Abstract by Jongsu Choi
Chemistry and Biochemistry
Improvement of the glucose FRET sensor in Trypanosoma brucei using brighter fluorescence protein variants and codon optimization
Trypanosoma brucei, the causative agent of human African trypanosomiasis (sleeping sickness), is a kinetoplastid parasite transmitted via the tsetse fly in sub-Saharan Africa. In the human host, the sole source of ATP production in T. brucei is the peroxisome like-organelle called the glycosome that compartmentalizes essential metabolic processes such as glycolysis.
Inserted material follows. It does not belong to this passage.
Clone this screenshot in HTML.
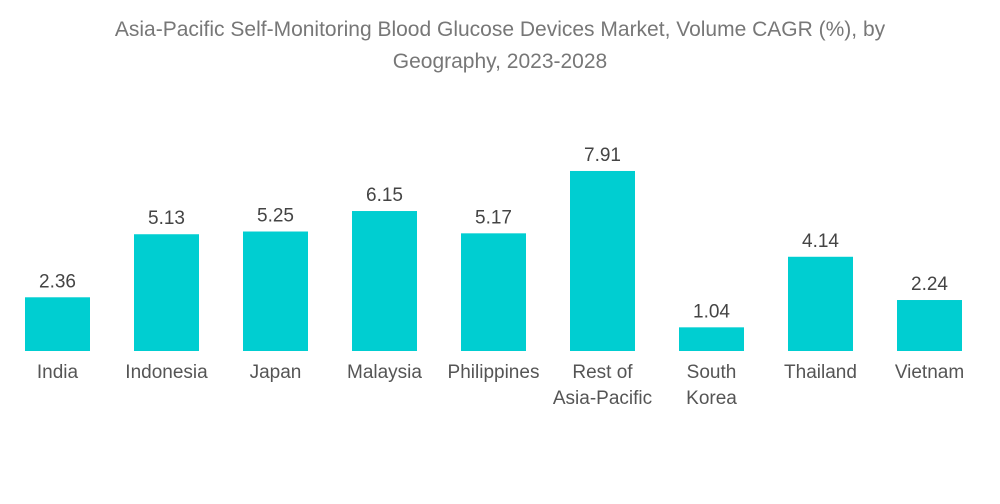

Glycolysis is an indispensable component for survival of T. brucei in the host and the inhibition of glycolysis is a viable therapeutic target of trypanosomiasis. Using a glucose-sensitive Förster resonance energy transfer (FRET) sensor, we have measured both cytosolic and glycosomal glucose concentrations inside of T. brucei. However, both the overall fluorescence intensity and glucose dynamic range for the FLIPglu-600 sensor limit its usefulness. Here we report substantial improvements in the glucose sensor in vitro and in trypanosomes using brighter fluorescent protein variants and codon optimization for expression. We will also demonstrate how the improved performance is utilized in both flow cytometry and fluorescence microscopy for glucose measurements in live T. brucei.